Double Jeopardy - meaning

 The word ‘double jeopardy’ comes from the English common law rule ‘Nemo bis punitur pro eodem delicto,’ which means “no one should be punished twice for the same offence.” The word ‘double jeopardy’ comes from the common-law rule ‘Nemo debet bis vexari,’ which means “a man must not be put in peril twice for the same offence.” In simple terms, it implies ‘penalty twice’ or “punishment given more than once for the same offence.”

Conditions where the doctrine of double jeopardy does not apply

 

Conditions where the doctrine of double jeopardy does not apply

The double jeopardy clause’s protection may not always be applicable. The courts have evolved some principles for determining the application of double jeopardy as a valid defence, mostly through legal interpretations over history.

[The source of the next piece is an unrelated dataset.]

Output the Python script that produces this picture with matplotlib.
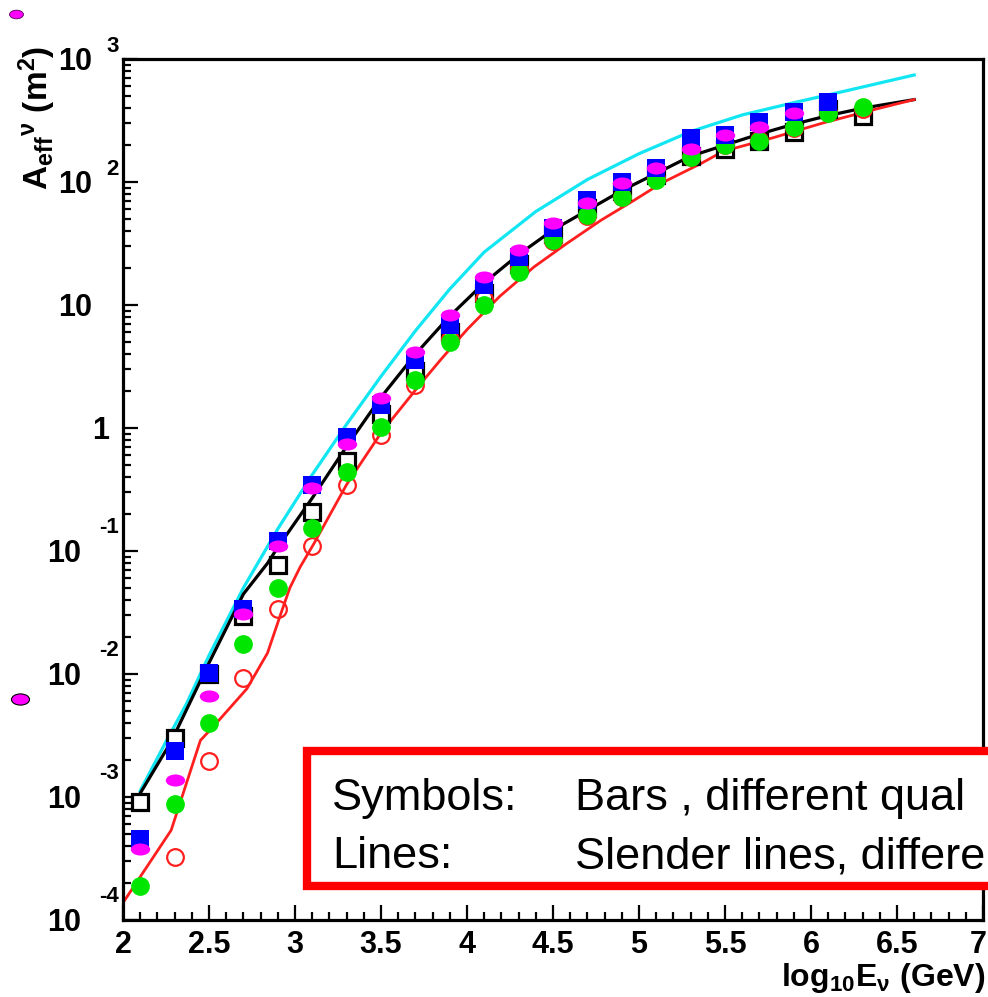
import numpy as np
import matplotlib
matplotlib.use("Agg")
import matplotlib.pyplot as plt
from matplotlib.path import Path
from matplotlib.transforms import Affine2D, ScaledTranslation
from matplotlib.patches import Rectangle
from matplotlib.lines import Line2D
from matplotlib.ticker import MultipleLocator, LogLocator, NullFormatter, FuncFormatter

plt.rcParams["font.family"] = ["Liberation Sans", "DejaVu Sans"]
plt.rcParams["font.weight"] = "bold"
plt.rcParams["mathtext.fontset"] = "custom"
plt.rcParams["mathtext.rm"] = "Liberation Sans:bold"
plt.rcParams["mathtext.bf"] = "Liberation Sans:bold"
plt.rcParams["mathtext.it"] = "Liberation Sans:bold"

# symbol x positions (log10 E / GeV)
x_all = [2.1, 2.3, 2.5, 2.7, 2.9, 3.1, 3.3, 3.5, 3.7, 3.9, 4.1,
         4.3, 4.5, 4.7, 4.9, 5.1, 5.3, 5.5, 5.7, 5.9, 6.1, 6.3]

# log10 of effective area (m^2)
black_sq = [-3.04, -2.52, -2.00, -1.53, -1.11, -0.68, -0.27, 0.11, 0.46, 0.78, 1.10,
            1.33, 1.58, 1.79, 1.93, 2.06, 2.21, 2.27, 2.33, 2.41, 2.59, 2.54]
blue_sq = [-3.34, -2.63, -1.99, -1.47, -0.92, -0.46, -0.07, 0.19, 0.55, 0.84, 1.16,
           1.39, 1.63, 1.85, 2.00, 2.11, 2.36, 2.38, 2.49, 2.57, 2.65]
magenta_el = [-3.42, -2.86, -2.18, -1.51, -0.96, -0.49, -0.13, 0.24, 0.615, 0.92, 1.23,
              1.45, 1.67, 1.83, 1.99, 2.11, 2.27, 2.38, 2.45, 2.56]
green_ci = [-3.72, -3.06, -2.40, -1.76, -1.30, -0.81, -0.36, 0.01, 0.39, 0.70, 1.00,
            1.27, 1.53, 1.73, 1.88, 2.02, 2.20, 2.30, 2.33, 2.45, 2.56, 2.61]
red_open = [-3.49, -2.71, -2.03, -1.47, -0.96, -0.46, -0.06, 0.35, 0.72, 1.05,
            1.30, 1.52, 1.72, 1.88, 2.03, 2.20, 2.30, 2.34, 2.44, 2.57, 2.59]

# curves
cyan_x = [2.1, 2.25, 2.37, 2.5, 2.7, 2.9, 3.1, 3.3, 3.5, 3.7, 3.9, 4.1, 4.4,
          4.7, 5.0, 5.3, 5.6, 5.9, 6.2, 6.6]
cyan_y = [-2.95, -2.55, -2.24, -1.85, -1.30, -0.82, -0.38, 0.03, 0.42, 0.79, 1.13, 1.43, 1.76,
          2.02, 2.23, 2.41, 2.545, 2.645, 2.74, 2.87]
black_x = [2.1, 2.28, 2.5, 2.7, 2.84, 2.9, 3.1, 3.3, 3.5, 3.7, 3.9, 4.1, 4.3, 4.5,
           4.7, 4.9, 5.1, 5.3, 5.5, 5.7, 5.9, 6.1, 6.3, 6.6]
black_y = [-2.97, -2.55, -1.91, -1.35, -1.10, -0.97, -0.57, -0.15, 0.25, 0.60, 0.91, 1.18, 1.41, 1.61,
           1.77, 1.93, 2.07, 2.21, 2.30, 2.39, 2.47, 2.54, 2.60, 2.67]
red_x = [2.0, 2.28, 2.45, 2.53, 2.72, 2.84, 2.92, 2.97, 3.03, 3.11, 3.3, 3.5, 3.73, 3.85,
         4.0, 4.19, 4.39, 4.58, 4.78, 4.97, 5.13, 5.36, 5.49, 5.78, 6.07, 6.37, 6.6]
red_y = [-3.86, -3.27, -2.54, -2.42, -2.12, -1.83, -1.50, -1.30, -1.13, -0.94, -0.46, -0.04, 0.36, 0.56,
         0.80, 1.07, 1.31, 1.50, 1.69, 1.85, 1.99, 2.15, 2.25, 2.36, 2.48, 2.59, 2.67]

y_decades = [-4, -3, -2, -1, 0, 1, 2, 3]

fig = plt.figure(figsize=(9.88, 9.97), dpi=100)
ax = fig.add_axes([123 / 988, 77 / 997, 860 / 988, 861 / 997])

def val(a):
    return np.power(10.0, a)

ax.plot(cyan_x, val(cyan_y), color="#12e6f2", lw=2.3, zorder=2)
ax.plot(black_x, val(black_y), color="black", lw=2.3, zorder=2)
ax.plot(red_x, val(red_y), color="#ff1f1f", lw=2.0, zorder=2)

ellipse = Path.unit_circle().transformed(Affine2D().scale(1.0, 0.62))

ax.plot(x_all, val(black_sq), ls="none", marker="s", ms=11.5, mfc="white",
        mec="black", mew=2.3, zorder=3)
ax.plot(x_all[1:], val(red_open), ls="none", marker="o", ms=12, mfc="none",
        mec="#ff1f1f", mew=1.6, zorder=4)
ax.plot(x_all, val(green_ci), ls="none", marker="o", ms=13.5, mfc="#00e600",
        mew=0, zorder=5)
ax.plot(x_all[:len(blue_sq)], val(blue_sq), ls="none", marker="s", ms=13.5,
        mfc="#0000ff", mew=0, zorder=6)
ax.plot(x_all[:len(magenta_el)], val(magenta_el), ls="none", marker=ellipse, ms=14,
        mfc="#ff00ff", mew=0, zorder=7)

ax.set_yscale("log")
ax.set_xlim(2, 7)
ax.set_ylim(1e-4, 1e3)

ax.xaxis.set_major_locator(MultipleLocator(0.5))
ax.xaxis.set_minor_locator(MultipleLocator(0.1))
ax.xaxis.set_major_formatter(FuncFormatter(lambda v, p: "" if v > 6.9 else f"{v:g}"))
ax.yaxis.set_major_locator(LogLocator(base=10, numticks=20))
ax.yaxis.set_minor_locator(LogLocator(base=10, subs=np.arange(2, 10), numticks=20))
ax.yaxis.set_major_formatter(NullFormatter())
ax.yaxis.set_minor_formatter(NullFormatter())

ax.tick_params(which="both", direction="in", top=False, right=False, width=1.6)
ax.tick_params(which="major", length=11, labelsize=22, pad=7)
ax.tick_params(which="minor", length=5.5)
for s in ax.spines.values():
    s.set_linewidth(2.3)

fig.canvas.draw()
for t in ax.xaxis.get_major_ticks():
    if abs(t.get_loc() - 6.5) < 1e-6:
        t.tick1line.set_color("blue")

# last x label sits against the right edge of the canvas
ax.text(7, 0, "7", fontsize=22, ha="right", va="top",
        transform=ax.get_xaxis_transform() + ScaledTranslation(4 / 100, -10 / 100, fig.dpi_scale_trans))

# ROOT style decade labels on the y axis
def ylab(px, dy):
    return ax.get_yaxis_transform() + ScaledTranslation((px - 123) / 100, dy / 100, fig.dpi_scale_trans)

for e in y_decades:
    yv = 10.0 ** e
    if e == 0:
        ax.text(0, yv, "1", transform=ylab(109, -11), ha="right", va="baseline", fontsize=22)
        continue
    right = 92 if e > 0 else 81
    ax.text(0, yv, "10", transform=ylab(right, -11), ha="right", va="baseline", fontsize=22)
    if e != 1:
        up = 7 if e > 0 else 18
        ax.text(0, yv, str(e), transform=ylab(119, up), ha="right", va="baseline", fontsize=16)

fig.text(37 / 988, 1 - 46 / 997, r"$\mathbf{A_{eff}{}^{\nu}\ (m^{2})}$", rotation=90,
         ha="center", va="top", fontsize=24)
fig.text(985 / 988, 1 - 986 / 997, r"$\mathbf{log_{10}E_{\nu}\ (GeV)}$",
         ha="right", va="baseline", fontsize=23)

# annotation box, running off the right edge as in the original
box = Rectangle((307 / 988, (997 - 886) / 997), 800 / 988, 135 / 997,
                transform=fig.transFigure, facecolor="white", edgecolor="#ff0000",
                lw=6, zorder=10, clip_on=False)
fig.add_artist(box)
for ypx, a, b in [(810, "Symbols:", "Bars , different qual"),
                  (868, "Lines:", "Slender lines, differe")]:
    fig.text(332 / 988, 1 - ypx / 997, a, fontsize=32.5, fontweight="normal",
             ha="left", va="baseline", zorder=11)
    fig.text(575 / 988, 1 - ypx / 997, b, fontsize=32.5, fontweight="normal",
             ha="left", va="baseline", zorder=11)

# stray magenta markers in the left margin
fig.add_artist(Line2D([16 / 988], [1 - 14 / 997], transform=fig.transFigure, ls="none",
                      marker=ellipse, ms=10, mfc="#ff00ff", mec="#550055", mew=0.6))
fig.add_artist(Line2D([20 / 988], [1 - 699 / 997], transform=fig.transFigure, ls="none",
                      marker=ellipse, ms=13, mfc="#ff00ff", mec="black", mew=0.8))

fig.savefig("out.png", dpi=100)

  • Civil lawsuit: Double jeopardy is a defence that can only be used in criminal court and cannot be used in civil court. The defendant cannot defend himself against punishment in civil court for the same crime committed in criminal court. For example, if ‘A’ killed ‘B’ in a drunk and drive case, ‘B’s family can sue in both civil and criminal courts. They can sue in civil court to recover the ‘B’s financial damages. In a civil proceeding, ‘A’ cannot defend himself with double jeopardy to protect him from punishment for his crime. However, he could use double jeopardy to defend himself in criminal court.
  • Jeopardy must begin: The executive authorities must first put the defendant in jeopardy before applying the double jeopardy doctrine. This requires that defendants must be tried first before claiming double jeopardy doctrine as a defence. After the trial jury is called in, jeopardy begins or attaches to the case.
  • Jeopardy must end: Jeopardy must begin and conclude in the same way. To put it another way, before the double jeopardy doctrine may be utilised to prevent the defendant from being arrested and punished for the same offence, the case must come to a conclusion.  When a judge enters an acquittal judgement before submitting the matter to the jury or when the sentence has been served. When the court renders a decision, jeopardy is usually over.